My understanding of Jesus' words, "I am the way, and the truth and the life..." has deepened.  God is love.  Love is the way, and the truth, and the life.  Following the commandments does not lead us to God's love.  God's love leads us to following the commandments.  We need only seek God with all our heart.  God will do the rest.  And in this regard, if faith is love of God, then we are saved by faith alone.  Whether this speaks of our faith, or God's faith in us, I am still wondering.

I read today in "Jesus, the Word, and the Way of the Cross," by Mark W. Thompsen, that Martin Luther believed that a Christian should, "in every way deal with his neighbor as he sees that God through Christ has dealt and still deals with him.  ...and each one should become as it were a Christ to the other that we may be Christs to one another and Christ may be the same in all, that is, that we may be truly Christians." (pg. 72)

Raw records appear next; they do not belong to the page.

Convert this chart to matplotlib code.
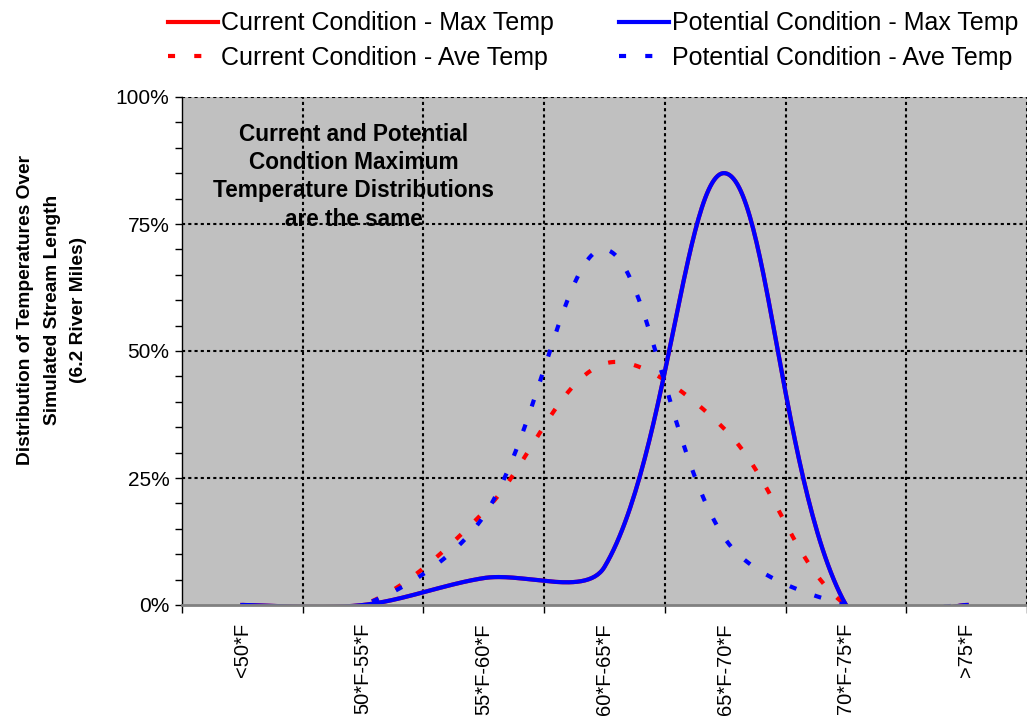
import numpy as np
import matplotlib
matplotlib.use('Agg')
import matplotlib.pyplot as plt
from matplotlib.lines import Line2D
from matplotlib.ticker import MultipleLocator, FixedLocator, PercentFormatter

# categories and series (percent of stream length)
categories = ['<50*F', '50*F-55*F', '55*F-60*F', '60*F-65*F', '65*F-70*F', '70*F-75*F', '>75*F']
current_max = [0, 0, 5.3, 7.5, 85, 0, 0]
potential_max = [0, 0, 5.3, 7.5, 85, 0, 0]
current_ave = [0, 0, 18.3, 47.5, 34.5, 0, 0]
potential_ave = [0, 0, 17.5, 70, 13, 0, 0]

plt.rcParams['font.family'] = ['Liberation Sans', 'DejaVu Sans']

fig = plt.figure(figsize=(10.27, 7.26), dpi=100)
ax = fig.add_axes([182 / 1027, 121 / 726, 845 / 1027, 508 / 726])
ax.set_facecolor('#C0C0C0')
ax.set_xlim(-0.5, len(categories) - 0.5)
ax.set_ylim(0, 100)


def smooth_xy(ax, xs, ys, n=60):
    # excel-style smoothed line: bezier segments, tangents weighted by segment length in pixels
    pts = ax.transData.transform(np.column_stack([xs, ys]).astype(float))
    m = len(pts)
    seg = np.hypot(*np.diff(pts, axis=0).T)
    out = []
    for i in range(m - 1):
        p0, p3 = pts[i], pts[i + 1]
        if i == 0:
            c1 = p0 + (p3 - p0) / 6
        else:
            d = pts[i + 1] - pts[i - 1]
            c1 = p0 + d / 3 * seg[i] / (seg[i - 1] + seg[i])
        if i + 1 == m - 1:
            c2 = p3 - (p3 - p0) / 6
        else:
            d = pts[i + 2] - pts[i]
            c2 = p3 - d / 3 * seg[i] / (seg[i] + seg[i + 1])
        t = np.linspace(0, 1, n)[:, None]
        b = (1 - t) ** 3 * p0 + 3 * (1 - t) ** 2 * t * c1 + 3 * (1 - t) * t ** 2 * c2 + t ** 3 * p3
        out.append(b if i == 0 else b[1:])
    curve = ax.transData.inverted().transform(np.vstack(out))
    return curve[:, 0], curve[:, 1]


x = np.arange(len(categories))
dash = (0, (1.7, 4.6))
series = [
    (current_max, 'red', '-', 'Current Condition - Max Temp'),
    (current_ave, 'red', dash, 'Current Condition - Ave Temp'),
    (potential_max, 'blue', '-', 'Potential Condition - Max Temp'),
    (potential_ave, 'blue', dash, 'Potential Condition - Ave Temp'),
]
handles = []
for vals, col, ls, lab in series:
    sx, sy = smooth_xy(ax, x, vals)
    ax.plot(sx, sy, color=col, linestyle=ls, lw=3, zorder=3)
    handles.append(Line2D([], [], color=col, linestyle=ls, lw=3, label=lab))

# gridlines
for yv in [25, 50, 75, 100]:
    ax.axhline(yv, color='black', lw=1.5, linestyle=(0, (1.5, 1.5)), zorder=1)
for xv in np.arange(0.5, len(categories), 1.0):
    ax.axvline(xv, color='black', lw=1.5, linestyle=(0, (1.5, 1.5)), zorder=1)

# axes styling
for s in ['top', 'right']:
    ax.spines[s].set_visible(False)
ax.spines['left'].set_color('black')
ax.spines['left'].set_linewidth(1)
ax.spines['bottom'].set_color('#808080')
ax.spines['bottom'].set_linewidth(2)
ax.spines['bottom'].set_zorder(4)

ax.yaxis.set_major_locator(MultipleLocator(25))
ax.yaxis.set_minor_locator(MultipleLocator(5))
ax.yaxis.set_major_formatter(PercentFormatter(decimals=0))
ax.tick_params(axis='y', which='both', length=5, width=1, direction='out', labelsize=15, pad=4)

ax.set_xticks(x)
ax.set_xticklabels(categories, rotation=90, va='top', ha='center', fontsize=14.5)
ax.xaxis.set_minor_locator(FixedLocator(np.arange(-0.5, len(categories), 1.0)))
ax.tick_params(axis='x', which='major', length=0, pad=13)
ax.tick_params(axis='x', which='minor', length=6, width=1, direction='out')

ax.set_ylabel('Distribution of Temperatures Over\nSimulated Stream Length\n(6.2 River Miles)',
              fontsize=13.8, fontweight='bold', linespacing=1.75)
ax.yaxis.set_label_coords(-0.112, 0.58)

ax.text(0.92, 84.3, 'Current and Potential\nCondtion Maximum\nTemperature Distributions\nare the same',
        ha='center', va='center', fontsize=16.3, fontweight='bold', linespacing=1.3, zorder=5)

fig.legend(handles=handles, ncol=2, loc='upper left', bbox_to_anchor=(158 / 1027, 0.998),
           frameon=False, fontsize=18, handlelength=2.0, handletextpad=0.12,
           columnspacing=2.6, labelspacing=0.43, borderaxespad=0.0)

fig.savefig('out.png', dpi=100)
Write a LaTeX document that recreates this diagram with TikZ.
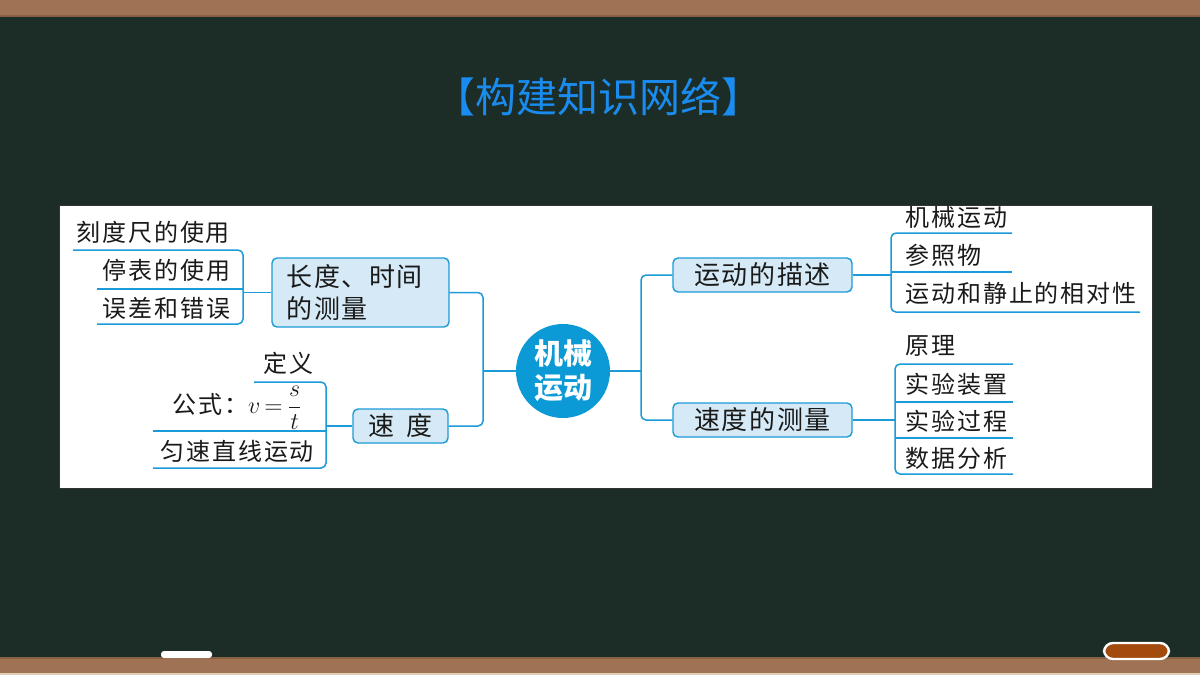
\documentclass[tikz,border=0pt]{standalone}
\usepackage{fontspec}
\setmainfont{Noto Sans CJK SC}
\newfontfamily\leaffont[LetterSpace=8]{Noto Sans CJK SC}
\newfontfamily\boxfont[LetterSpace=6]{Noto Sans CJK SC}
\newfontfamily\titlefont{Noto Sans CJK SC}
\definecolor{wood}{HTML}{9E7252}
\definecolor{wooddark}{HTML}{8A6043}
\definecolor{woodlight}{HTML}{E2CDB8}
\definecolor{board}{HTML}{1C2D27}
\definecolor{lineblue}{HTML}{1B9BD7}
\definecolor{boxfill}{HTML}{D5EAF6}
\definecolor{circblue}{HTML}{0B9AD6}
\definecolor{titleblue}{HTML}{1A8CF0}
\definecolor{ink}{HTML}{1A1A1A}
\definecolor{eraser}{HTML}{A34A0F}
\begin{document}
\begin{tikzpicture}[x=0.5pt,y=-0.5pt,
  leaf/.style={anchor=west, inner sep=0pt, text=ink, font=\leaffont\fontsize{12}{14}\selectfont},
  topic/.style={draw=lineblue, line width=0.7pt, fill=boxfill, rounded corners=2.5pt, text=ink,
     inner sep=0pt, font=\boxfont\fontsize{13}{16}\selectfont},
  conn/.style={draw=lineblue, line width=0.75pt, rounded corners=2.5pt}]
\useasboundingbox (0,0) rectangle (1200,675);
% board and frame
\fill[board] (0,0) rectangle (1200,675);
\fill[wood] (0,0) rectangle (1200,15);
\fill[wooddark] (0,15) rectangle (1200,16.5);
\fill[wood] (0,657) rectangle (1200,675);
\fill[wooddark] (0,657) rectangle (1200,658.5);
\fill[woodlight] (0,672.5) rectangle (1200,675);
% chalk and eraser
\fill[white, rounded corners=1.5pt] (161,651) rectangle (212,658);
\filldraw[fill=eraser, draw=white, line width=1.2pt, rounded corners=4.5pt] (1104,643) rectangle (1169,659);
% title
\node (title) at (598,97) {\titlefont\fontsize{20.5}{24}\selectfont\color{titleblue}【构建知识网络】};
% panel
\filldraw[fill=white, draw=black!80, line width=0.5pt] (59,205) rectangle (1152,488);
% central node
\node[circle, fill=circblue, minimum size=47pt, inner sep=0pt, text=white, align=center,
  font=\bfseries\fontsize{14.5}{17}\selectfont] (core) at (563,371) {机械\\运动};
% topic boxes
\node[topic, minimum width=88.5pt, minimum height=34.5pt, text width=74pt, align=left] (len) at (360.5,292.5) {长度、时间\\的测量};
\node[topic, minimum width=47.5pt, minimum height=17pt] (spd) at (400.5,426) {速\hspace{6pt}度};
\node[topic, minimum width=89.5pt, minimum height=17pt] (desc) at (762.5,275) {运动的描述};
\node[topic, minimum width=89.5pt, minimum height=17pt] (meas) at (762.5,420) {速度的测量};
% central connectors
\coordinate (jl) at (483,371);
\coordinate (jr) at (641,371);
\draw[conn] (len.east) -| (jl) |- (spd.east);
\draw[conn] (jl) -- (core.west);
\draw[conn] (desc.west) -| (jr) |- (meas.west);
\draw[conn] (jr) -- (core.east);
% left group 1
\node[leaf] (l11) at (76,232) {刻度尺的使用};
\node[leaf] (l12) at (102,270) {停表的使用};
\node[leaf] (l13) at (102,308) {误差和错误};
\coordinate (l1a) at (73,250);
\coordinate (l1b) at (97,289);
\coordinate (l1c) at (97,324);
\coordinate (l1j) at (243,292.5);
\draw[conn] (l1a) -| (l1j) |- (l1c);
\draw[conn] (l1b) -- (243,289);
\draw[conn] (l1j) -- (len.west);
% left group 2
\node[leaf] (l21) at (263,363) {定义};
\node[leaf] (l22) at (172,408) {公式：$v\mkern-2mu=\mkern-2mu\displaystyle\frac{s}{t}$};
\node[leaf] (l23) at (160,451) {匀速直线运动};
\coordinate (l2a) at (254,382);
\coordinate (l2b) at (153,431);
\coordinate (l2c) at (153,468);
\coordinate (l2j) at (326,426);
\draw[conn] (l2a) -| (l2j) |- (l2c);
\draw[conn] (l2b) -- (326,431);
\draw[conn] (l2j) -- (spd.west);
% right group 1
\node[leaf] (r11) at (905,217) {机械运动};
\node[leaf] (r12) at (905,255) {参照物};
\node[leaf] (r13) at (905,293) {运动和静止的相对性};
\coordinate (r1a) at (1012,233);
\coordinate (r1b) at (1012,272);
\coordinate (r1c) at (1140,312);
\coordinate (r1j) at (891,275);
\draw[conn] (r1a) -| (r1j) |- (r1c);
\draw[conn] (891,272) -- (r1b);
\draw[conn] (desc.east) -- (r1j);
% right group 2
\node[leaf] (r21) at (905,346) {原理};
\node[leaf] (r22) at (905,384) {实验装置};
\node[leaf] (r23) at (905,421) {实验过程};
\node[leaf] (r24) at (905,458) {数据分析};
\coordinate (r2a) at (1013,364);
\coordinate (r2b) at (1013,402);
\coordinate (r2c) at (1013,438);
\coordinate (r2d) at (1013,474);
\coordinate (r2j) at (895,420);
\draw[conn] (r2a) -| (r2j) |- (r2d);
\draw[conn] (895,402) -- (r2b);
\draw[conn] (895,438) -- (r2c);
\draw[conn] (meas.east) -- (r2j);
\end{tikzpicture}
\end{document}
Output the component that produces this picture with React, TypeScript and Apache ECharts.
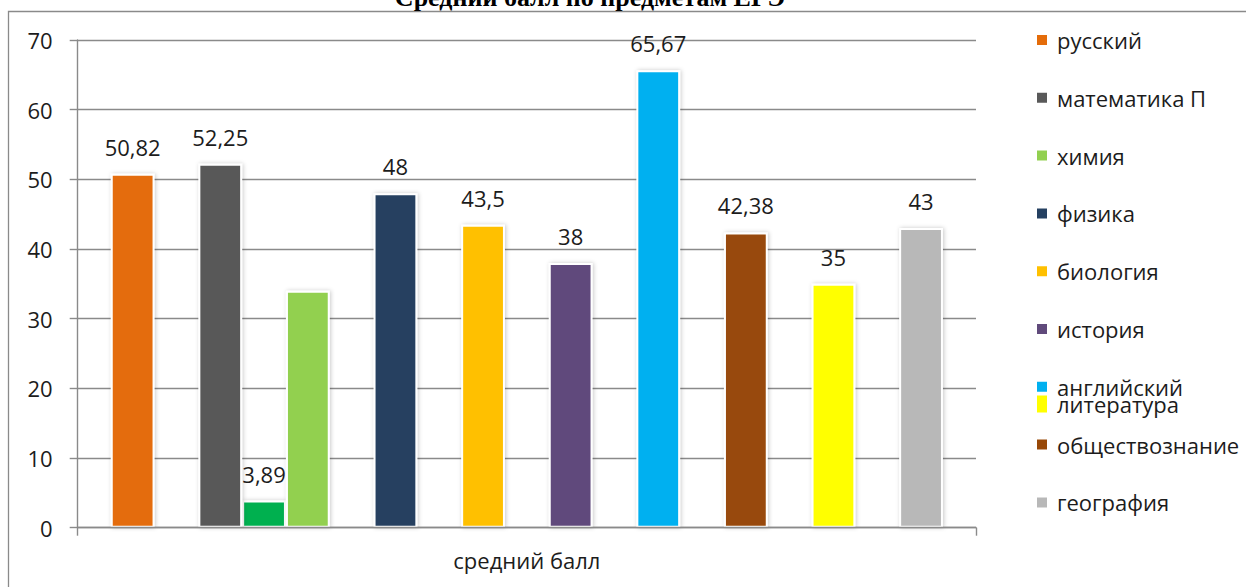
import React, { useEffect, useRef } from "react";
import * as echarts from "echarts";

const categories = ["средний балл"];
const subjectNames = [
  "русский",
  "математика П",
  "математика Б",
  "химия",
  "физика",
  "биология",
  "история",
  "английский",
  "обществознание",
  "литература",
  "география",
];
const subjectValues = [50.82, 52.25, 3.89, 34, 48, 43.5, 38, 65.67, 42.38, 35, 43];
const subjectColors = [
  "#E46C0A",
  "#595959",
  "#00B050",
  "#92D050",
  "#254061",
  "#FFC000",
  "#604A7B",
  "#00B0F0",
  "#984807",
  "#FFFF00",
  "#B8B8B8",
];
const subjectLabelShown = [true, true, true, false, true, true, true, true, true, true, true];
// column order in the sheet; null = blank column
const columnOrder: (string | null)[] = [
  "русский",
  null,
  "математика П",
  "математика Б",
  "химия",
  null,
  "физика",
  null,
  "биология",
  null,
  "история",
  null,
  "английский",
  null,
  "обществознание",
  null,
  "литература",
  null,
  "география",
];
const legendMain = [
  "русский",
  "математика П",
  "химия",
  "физика",
  "биология",
  "история",
  "английский",
  "обществознание",
  "география",
];
const legendExtra = ["литература"];
const yMin = 0;
const yMax = 70;
const yStep = 10;
const titleText = "Средний балл по предметам ЕГЭ";

const FONT = "'Open Sans', 'Noto Sans', sans-serif";
const GRAY = "#8A8A8A";
const TEXT = "#1c1c1c";
const BAR_W = 43.8;

export default function App() {
  const ref = useRef<HTMLDivElement>(null);

  useEffect(() => {
    if (!ref.current) return;
    const chart = echarts.init(ref.current, null, { renderer: "svg" });

    const series = columnOrder.map((name, i) => {
      if (name === null) {
        return {
          type: "bar",
          name: "__blank" + i,
          data: [null],
          silent: true,
          barWidth: BAR_W,
          barGap: "0%",
        };
      }
      const idx = subjectNames.indexOf(name);
      return {
        type: "bar",
        name,
        barWidth: BAR_W,
        barGap: "0%",
        z: name === "математика П" ? 3 : 2,
        data: [subjectValues[idx]],
        itemStyle: {
          color: subjectColors[idx],
          borderColor: "#ffffff",
          borderWidth: 2,
          shadowColor: "rgba(0,0,0,0.22)",
          shadowBlur: 4,
          shadowOffsetX: 1,
        },
        label: {
          show: subjectLabelShown[idx],
          position: "top",
          distance: 16,
          fontFamily: FONT,
          fontSize: 22,
          lineHeight: 22,
          color: TEXT,
          formatter: (p: any) => String(p.value).replace(".", ","),
        },
      };
    });

    chart.setOption({
      animation: false,
      backgroundColor: "#ffffff",
      textStyle: { fontFamily: FONT },
      grid: { left: 77.7, right: 270, top: 40, bottom: 59.3, containLabel: false },
      legend: [
        {
          data: legendMain,
          orient: "vertical",
          left: 1035,
          top: 29,
          padding: 0,
          itemWidth: 12,
          itemHeight: 12,
          itemGap: 35.8,
          icon: "rect",
          selectedMode: false,
          textStyle: { fontFamily: FONT, fontSize: 22, lineHeight: 22, color: TEXT, padding: [0, 0, 0, 4] },
        },
        {
          data: legendExtra,
          orient: "vertical",
          left: 1035,
          top: 393,
          padding: 0,
          itemWidth: 12,
          itemHeight: 19,
          icon: "rect",
          selectedMode: false,
          textStyle: { fontFamily: FONT, fontSize: 22, lineHeight: 22, color: TEXT, padding: [0, 0, 0, 4] },
        },
      ],
      xAxis: {
        type: "category",
        data: categories,
        z: 4,
        axisLine: { show: true, lineStyle: { color: GRAY, width: 1.4 } },
        axisTick: { show: true, length: 8, lineStyle: { color: GRAY, width: 1.4 } },
        axisLabel: { fontFamily: FONT, fontSize: 22, color: TEXT, margin: 21 },
      },
      yAxis: {
        type: "value",
        min: yMin,
        max: yMax,
        interval: yStep,
        axisLine: { show: true, lineStyle: { color: GRAY, width: 1.4 } },
        axisTick: { show: true, length: 8, lineStyle: { color: GRAY, width: 1.4 } },
        splitLine: { show: true, lineStyle: { color: GRAY, width: 1.4 } },
        axisLabel: { fontFamily: FONT, fontSize: 22, color: TEXT, margin: 25 },
      },
      series: series as any,
      graphic: [
        {
          type: "rect",
          silent: true,
          z: 0,
          shape: { x: 8.5, y: 11.5, width: 1400, height: 800 },
          style: { fill: "none", stroke: GRAY, lineWidth: 1.3 },
        },
        {
          type: "text",
          silent: true,
          x: 590,
          y: -3,
          style: {
            text: titleText,
            font: "bold 26px 'Liberation Serif', 'Times New Roman', serif",
            fill: "#000",
            textAlign: "center",
            textVerticalAlign: "middle",
          },
        },
      ],
    });

    return () => chart.dispose();
  }, []);

  return (
    <div
      ref={ref}
      style={{ position: "fixed", left: 0, top: 0, width: 1246, height: 587, background: "#fff" }}
    />
  );
}
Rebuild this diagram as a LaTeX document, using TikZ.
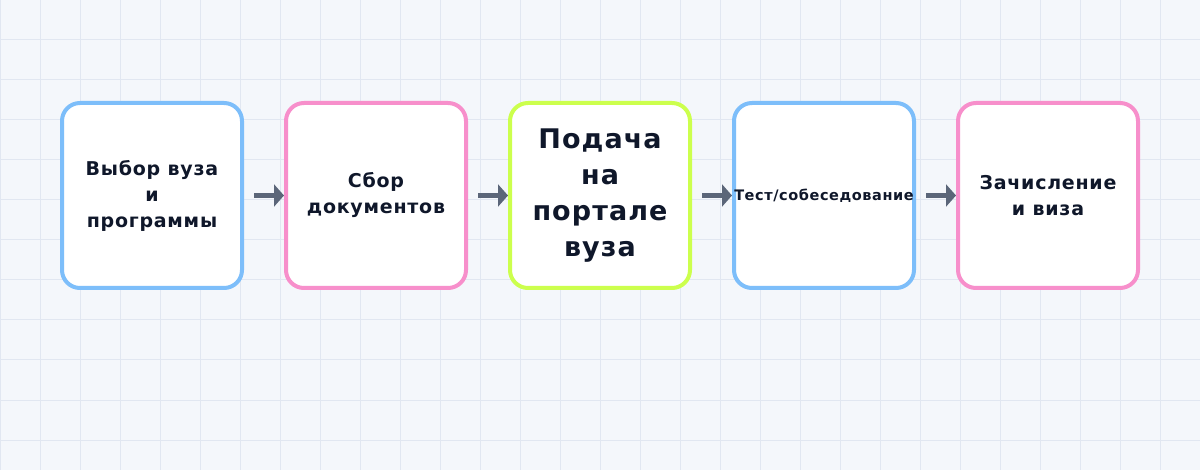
\documentclass[tikz,border=0pt]{standalone}
\usepackage{fontspec}
\setmainfont{DejaVu Sans}
\usetikzlibrary{arrows.meta}
\definecolor{bgc}{HTML}{F4F7FB}
\definecolor{gridc}{HTML}{E1E7F1}
\definecolor{bluec}{HTML}{7DBEFA}
\definecolor{pinkc}{HTML}{F78FCB}
\definecolor{limec}{HTML}{CCFF4D}
\definecolor{txtc}{HTML}{0F172A}
\definecolor{arrc}{HTML}{5B6679}
\newcommand{\boxfont}[2]{\bfseries\fontsize{#1}{#2}\selectfont\addfontfeature{LetterSpace=4}}
\tikzset{
  stepbox/.style={draw, line width=4pt, rounded corners=18pt, fill=white,
    minimum width=180pt, minimum height=185pt, inner sep=0pt,
    align=center, text=txtc, font=\boxfont{19}{26}},
  flow/.style={arrc, line width=5pt, -{Triangle[length=10pt,width=22pt]}, shorten <=10pt}
}
\begin{document}
\begin{tikzpicture}[x=1pt,y=1pt]
\fill[bgc] (0,0) rectangle (1200,-470);
\useasboundingbox (0,0) rectangle (1200,-470);
\foreach \i in {0,40,...,1200} \draw[gridc, line width=1pt] (\i,0) -- (\i,-470);
\foreach \j in {0,40,...,440} \draw[gridc, line width=1pt] (0,-\j) -- (1200,-\j);
\node[stepbox, draw=bluec] (b1) at (152,-195.5) {Выбор вуза\\и\\программы};
\node[stepbox, draw=pinkc] (b2) at (376,-195.5) {Сбор\\документов};
\node[stepbox, draw=limec, font=\boxfont{27}{36}] (b3) at (600,-195.5) {Подача\\на\\портале\\вуза};
\node[stepbox, draw=bluec, font=\boxfont{14.5}{16}] (b4) at (824,-195.5) {Тест/собеседование};
\node[stepbox, draw=pinkc] (b5) at (1048,-195.5) {Зачисление\\и виза};
\draw[flow] (b1.east) -- (b2.west);
\draw[flow] (b2.east) -- (b3.west);
\draw[flow] (b3.east) -- (b4.west);
\draw[flow] (b4.east) -- (b5.west);
\end{tikzpicture}
\end{document}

I hear in these words my own growing understanding that it is for our sake that God requires these things of us.  For learning to love one another sacrificially, as Christ taught us to love, as the Father loves us, makes us part of one another.  As Jesus said to Peter as he began to wash his feet, "unless I do this, you will have no part of me."   In emptying ourselves of our own desires and giving ourselves lovingly in service to one another, we become of one mind with Christ.  For the mind of Christ was to empty himself for love of God.  To me, this is a good definition of a Christian.

Oddly enough, this desire to empty oneself for love of God is found in many of the world's religions.

Dear God, thank you for making me so distinctly aware of your presence in my life.  May your example of love be kept before me daily.  Love always, Pam

P.S.  I got a day off-track in my readings, so decided to read last Sunday's lectionary, which I had skipped, today.  I'm glad, as it fit so well with my other readings for today.  I love when that happens.